Matchbox: The Movie is an upcoming American action comedy film directed by Sam Hargrave and written by David Coggeshall, based on the toy brand Matchbox by Mattel. It stars John Cena, Jessica Biel, Sam Richardson, Arturo Castro, and Teyonah Parris.

Matchbox: The Movie is set to be released in the United States on Apple TV on October 9, 2026.

==Premise==
Spy and former soldier Sean Walker reunites with childhood friends only to be drugged and kidnapped by a group looking for a nuclear warhead. The CIA believes Walker and his friends stole the nuclear weapon, so the group decides to re-steal the bomb and clear their names.

==Cast==
- John Cena as Sean Walker
- Jessica Biel
- Sam Richardson
- Arturo Castro
- Teyonah Parris
- Randeep Hooda
- Danai Gurira
- Corey Stoll
- Bill Camp
- Golshifteh Farahani

==Production==
In May 2024, Skydance Media and Mattel Films were developing a live-action film based on the toy brand Matchbox. Sam Hargrave had been hired to direct the film, and David Coggeshall and Jonathan Tropper were writing the screenplay. In September, John Cena joined the cast in the lead role. In November, Jessica Biel joined the cast in an undisclosed role. In December, Sam Richardson, Arturo Castro, and Teyonah Parris joined the cast in undisclosed roles. Randeep Hooda, Danai Gurira, Corey Stoll, Bill Camp, and Golshifteh Farahani would later be added to the cast.

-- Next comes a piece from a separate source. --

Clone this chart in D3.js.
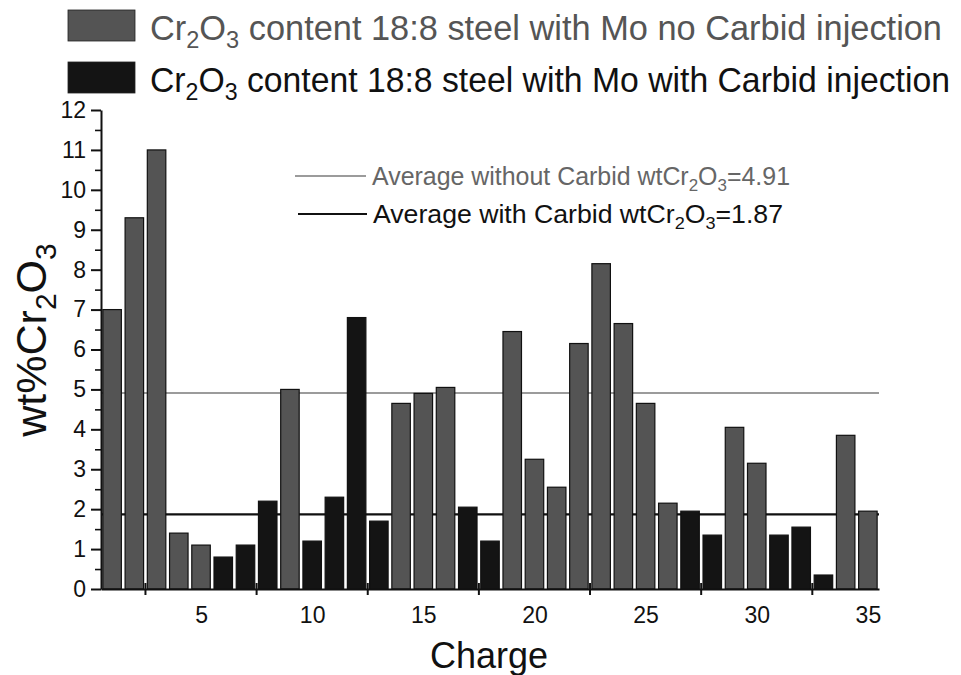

Filming began in Budapest in January 2025, with additional filming taking place in Casablanca in March, as evidenced by social media posts showing lead actor John Cena filming action car scenes on location. Scenes were also filmed in Erfoud and Merzouga. Production was also expected to occur in Slovakia (already finished as of April 7, 2025) and Los Angeles.

==Release==
Matchbox: The Movie is set to be released on Apple TV on October 9, 2026.